__TASK STATEMENT__.
Print the lines of the listing below verbatim from its first line through the line bearing "plt.rcParams['font.family'] = ['Liberation". Any pictures are to be omitted.

__DATA LINES__.
<<<<

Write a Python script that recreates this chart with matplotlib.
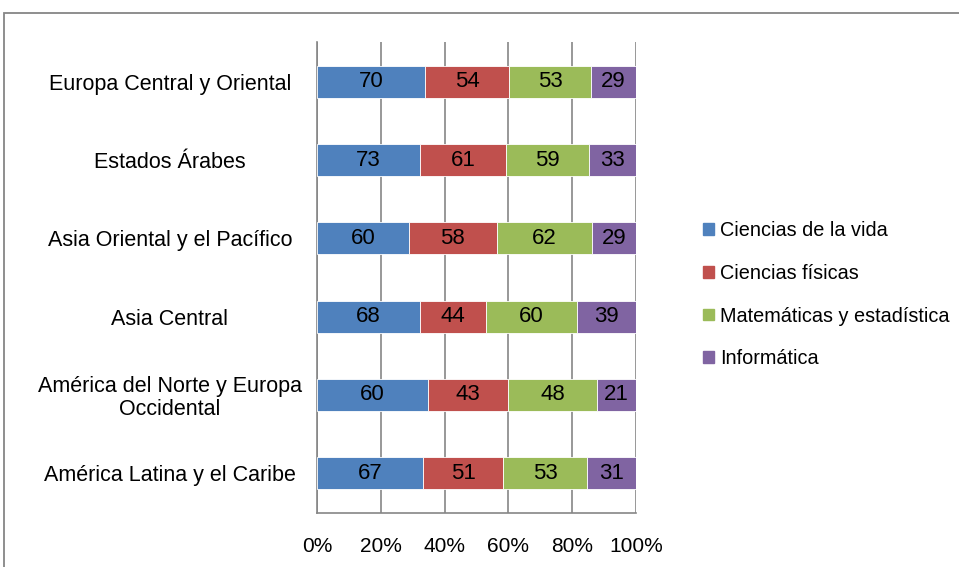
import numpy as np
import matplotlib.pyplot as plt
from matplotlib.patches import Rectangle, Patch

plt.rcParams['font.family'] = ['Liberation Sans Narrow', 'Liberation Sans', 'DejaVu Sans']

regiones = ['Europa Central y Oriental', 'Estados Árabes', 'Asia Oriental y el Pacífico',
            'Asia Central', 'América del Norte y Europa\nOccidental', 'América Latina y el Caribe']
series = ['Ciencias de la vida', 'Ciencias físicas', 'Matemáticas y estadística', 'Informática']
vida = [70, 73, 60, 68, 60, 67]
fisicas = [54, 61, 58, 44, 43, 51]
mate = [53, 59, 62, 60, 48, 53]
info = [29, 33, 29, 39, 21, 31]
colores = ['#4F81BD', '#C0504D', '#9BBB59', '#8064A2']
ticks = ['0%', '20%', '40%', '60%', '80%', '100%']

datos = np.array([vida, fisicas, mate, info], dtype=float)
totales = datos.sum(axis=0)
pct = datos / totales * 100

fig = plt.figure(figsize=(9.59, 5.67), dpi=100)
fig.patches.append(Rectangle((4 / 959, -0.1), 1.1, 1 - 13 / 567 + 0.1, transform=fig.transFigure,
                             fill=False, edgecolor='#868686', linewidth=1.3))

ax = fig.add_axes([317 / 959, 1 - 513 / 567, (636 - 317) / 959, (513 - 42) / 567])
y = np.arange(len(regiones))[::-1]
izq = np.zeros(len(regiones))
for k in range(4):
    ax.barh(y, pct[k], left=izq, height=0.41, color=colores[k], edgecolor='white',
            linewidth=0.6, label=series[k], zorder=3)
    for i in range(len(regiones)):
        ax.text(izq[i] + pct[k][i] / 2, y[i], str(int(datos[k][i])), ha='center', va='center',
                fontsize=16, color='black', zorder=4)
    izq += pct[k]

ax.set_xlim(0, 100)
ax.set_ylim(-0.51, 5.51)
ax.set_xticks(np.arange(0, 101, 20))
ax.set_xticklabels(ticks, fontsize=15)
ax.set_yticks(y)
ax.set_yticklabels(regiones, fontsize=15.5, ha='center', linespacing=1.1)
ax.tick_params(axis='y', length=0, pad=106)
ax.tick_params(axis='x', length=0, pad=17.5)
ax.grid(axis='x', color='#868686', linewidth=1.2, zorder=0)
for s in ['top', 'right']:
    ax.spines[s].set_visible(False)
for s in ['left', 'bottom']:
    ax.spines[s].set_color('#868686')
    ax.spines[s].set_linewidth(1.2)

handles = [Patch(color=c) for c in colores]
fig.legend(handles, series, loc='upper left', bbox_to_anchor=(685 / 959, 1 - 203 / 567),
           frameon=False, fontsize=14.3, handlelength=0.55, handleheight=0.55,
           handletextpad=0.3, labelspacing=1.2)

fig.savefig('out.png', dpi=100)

>>>>

__COMPLETE RESPONSE__.
Write a Python script that recreates this chart with matplotlib.
import numpy as np
import matplotlib.pyplot as plt
from matplotlib.patches import Rectangle, Patch

plt.rcParams['font.family'] = ['Liberation Sans Narrow', 'Liberation Sans', 'DejaVu Sans']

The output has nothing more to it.